CHARLES FRANCIS ADAMS, M. D.

        Occasionally we find an American born with royal lineage, but very seldom do we find that lineage traceable through both the English and French royalties to the earliest rulers of the Norman-French dynasties.

    The subject of this sketch furnishes such an instance. From Charles Martel to Charlemagne, touching the English line in Matilda, the wife of William the Conqueror, and again in the Welsh line, in the marriage of Sir John Ap Adam to Elizabeth De Gournai and from there to Sir William Adams, Lord Mayor of London in 1630, whose brother Henry, the immediate ancestor of John and Samuel Adams, the line continues,in unbroken links to the present Dr. Adams. Still further, Ruth Wadsworth, a descendant of John Alden and daughter of the first president of Harvard College, was the great-grandmother of the doctor. Thus allied with royal blood on the other side of the water, this family of such honored distinction in American statesmanship and literature, gains for itself a greater renown where there are no thrones to mount or titles to augment the name.

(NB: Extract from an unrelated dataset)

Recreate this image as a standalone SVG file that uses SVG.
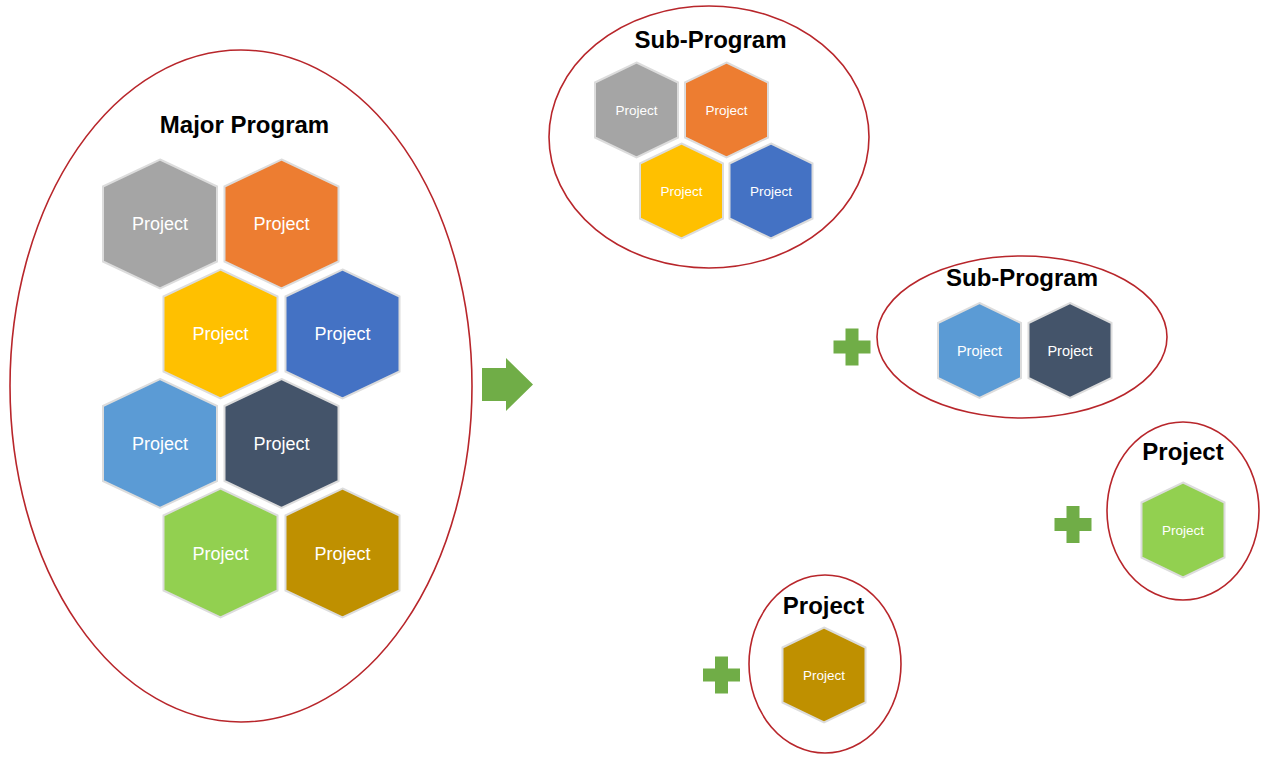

    Rev. John Quincy Adams, the father of Dr. Adams, was a distinguished clergyman of the Baptist church in the city of New York. It was here Charles Francis Adams was born March 18, 1857. A course in the public schools of New York was followed by a three years' course in Mount Washington Institute.

    He then engaged in business, in which he continued three years.

    In 1874 he entered the Hudson River Institute at Claverack, N. Y., and in 1877 was graduated from the school with honors. Entering Brown University immediately after this, he was graduated cum laude in the class of 1881.

    His medical studies were begun in the New York Homoepathic College, from which he was graduated with high honors in the class of 1884. Upon the completion of his medical studies Dr. Adams settled in Hackensack, where he has not only attained to eminence in his profession, but, during the fourteen years' residence here, has also maintained the honor and dignity of the family name.

    Upon the declaration of war with Spain, Dr. Adams, who was one of the assistant surgeons of the Second Regiment, N. G., N. J., at once went out with his regiment. He was soon promoted to be regimental surgeon, with the rank of major, and served with distinction until the close of the war.